Je suis tombé ce vendredi sur un article au sujet de Lisette Calveiro, une Instagrameuse qui a accumulé jusqu’à 10.000$ de dettes pour maintenir le train de vie qu’elle voulait afficher sur les médias sociaux: tenues (« pas question de s’afficher deux fois avec la même »), voyages, accessoires,…

Un échec ? Du point de vue influence, pas vraiment: Lisette a quand même mobilisé à ce jour près de 32.000 followers, mais à quel prix ?
Elle reconnait volontiers le caractère déraisonnable de sa démarche et sensibilise ceux qui voudraient suivre ses pas à être plus prudents qu’elle ne l’a été.

Et un petit resto samedi

Non, je ne me livrerai pas au foodporn; je me contenterai de vous relater une conversation que j’ai eue avec des amis restaurateurs ce samedi soir. Leur établissement ayant déménagé vers la capitale européenne, je leur demandai s’ils avaient retrouvé facilement une clientèle et il se trouve que, tant mieux pour eux, oui: ils avaient eu la chance de bénéficier d’une bonne couverture presse récemment et les gastronomes se bousculaient au portillon de leur excellent établissement.
Et dans la foulée de cette médiatisation, une dizaine de sollicitations de blogueurs/euses/influenceurs/euses/taspascentballeurs/euses allant de la proposition de « visibilité auprès de notre communauté (« 1.276 followers sur Insta » SIC) pour X euros la publication à une formule « vous nous offrez le repas, à mon compagnon et à moi » et on fait un billet sur notre blog à propos de votre restaurant.

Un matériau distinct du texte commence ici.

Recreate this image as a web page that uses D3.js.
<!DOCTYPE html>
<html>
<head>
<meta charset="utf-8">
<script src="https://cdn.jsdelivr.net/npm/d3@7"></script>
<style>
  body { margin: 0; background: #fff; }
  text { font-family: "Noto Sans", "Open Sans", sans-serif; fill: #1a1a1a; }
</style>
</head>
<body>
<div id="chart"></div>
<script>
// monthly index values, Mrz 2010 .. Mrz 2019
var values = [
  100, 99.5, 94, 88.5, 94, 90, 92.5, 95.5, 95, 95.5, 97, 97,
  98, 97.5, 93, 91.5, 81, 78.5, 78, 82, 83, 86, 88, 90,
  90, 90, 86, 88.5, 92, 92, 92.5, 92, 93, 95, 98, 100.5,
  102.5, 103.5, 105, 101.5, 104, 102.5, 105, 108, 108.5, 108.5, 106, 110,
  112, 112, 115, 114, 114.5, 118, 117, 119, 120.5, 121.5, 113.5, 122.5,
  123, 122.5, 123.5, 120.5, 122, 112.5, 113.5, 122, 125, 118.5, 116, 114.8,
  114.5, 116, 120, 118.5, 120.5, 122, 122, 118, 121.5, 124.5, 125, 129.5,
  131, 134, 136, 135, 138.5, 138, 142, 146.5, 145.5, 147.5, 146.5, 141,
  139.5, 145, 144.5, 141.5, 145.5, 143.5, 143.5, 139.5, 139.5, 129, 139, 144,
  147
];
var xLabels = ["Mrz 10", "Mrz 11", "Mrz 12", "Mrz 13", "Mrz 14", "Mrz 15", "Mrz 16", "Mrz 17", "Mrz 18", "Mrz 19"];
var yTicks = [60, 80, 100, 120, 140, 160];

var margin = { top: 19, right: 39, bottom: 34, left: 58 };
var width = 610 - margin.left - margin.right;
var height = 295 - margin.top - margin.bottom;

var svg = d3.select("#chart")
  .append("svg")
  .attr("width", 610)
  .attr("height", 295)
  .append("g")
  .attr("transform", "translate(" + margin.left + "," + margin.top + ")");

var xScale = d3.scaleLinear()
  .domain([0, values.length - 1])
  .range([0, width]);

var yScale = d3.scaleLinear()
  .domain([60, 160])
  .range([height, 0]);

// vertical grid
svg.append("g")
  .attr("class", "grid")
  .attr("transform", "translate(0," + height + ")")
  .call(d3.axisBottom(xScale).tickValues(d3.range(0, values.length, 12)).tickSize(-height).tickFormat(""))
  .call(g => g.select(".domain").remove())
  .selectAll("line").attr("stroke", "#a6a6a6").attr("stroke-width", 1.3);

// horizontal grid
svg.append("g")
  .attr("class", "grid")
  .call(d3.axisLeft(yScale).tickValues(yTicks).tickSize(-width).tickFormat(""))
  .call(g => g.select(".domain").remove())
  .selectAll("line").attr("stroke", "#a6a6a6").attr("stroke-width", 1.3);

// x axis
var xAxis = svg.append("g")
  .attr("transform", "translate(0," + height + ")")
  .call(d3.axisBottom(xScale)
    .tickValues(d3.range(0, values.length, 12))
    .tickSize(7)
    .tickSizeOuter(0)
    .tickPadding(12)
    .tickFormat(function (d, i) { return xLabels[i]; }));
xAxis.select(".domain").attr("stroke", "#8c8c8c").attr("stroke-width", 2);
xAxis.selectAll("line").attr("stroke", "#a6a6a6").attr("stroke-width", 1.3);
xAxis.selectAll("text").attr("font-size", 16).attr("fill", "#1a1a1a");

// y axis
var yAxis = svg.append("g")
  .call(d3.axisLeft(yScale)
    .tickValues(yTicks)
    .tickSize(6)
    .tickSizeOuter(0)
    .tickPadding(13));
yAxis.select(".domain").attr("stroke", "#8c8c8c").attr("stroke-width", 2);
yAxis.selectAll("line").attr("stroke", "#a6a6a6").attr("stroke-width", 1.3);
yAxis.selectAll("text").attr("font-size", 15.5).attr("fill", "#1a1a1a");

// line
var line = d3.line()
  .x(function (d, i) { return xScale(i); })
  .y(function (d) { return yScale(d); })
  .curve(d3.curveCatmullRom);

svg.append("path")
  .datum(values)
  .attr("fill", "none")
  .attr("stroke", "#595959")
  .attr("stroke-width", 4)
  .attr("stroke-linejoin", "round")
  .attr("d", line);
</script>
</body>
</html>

Vous pensez que je prends du plaisir à caricaturer de jeunes aspirants influenceurs: j’ai autre chose à faire et je sais qu’il faut bien commencer un jour. Tous les grands chênes ont été de petits glands. Non, ce que je veux mettre en évidence, c’est que le statut d’influenceur (peut-on parler de métier ?) est aujourd’hui victime de son propre succès. Je serais curieux de connaître, ne fût-ce que pour le monde francophone, le nombre d’influenceurs catégorisés « tourisme »; je mettrais ma main feu que leur nombre est bien supérieur aux besoins tant du public que des professionnels du tourisme.

Laissons le marché se réguler ?

Je me souviens des débuts du web (hé oui, j’ai quarante ans et trente-six mois): le pire côtoyait le meilleur parmi les « professionnels du web » qui, soyons honnêtes, étaient tous des apprentis sorciers… Certains sont depuis lors devenus des Merlin tandis que d’autres demeuraient à jamais des Garcimore involontaires et sombraient dans l’oubli de l’erreur404.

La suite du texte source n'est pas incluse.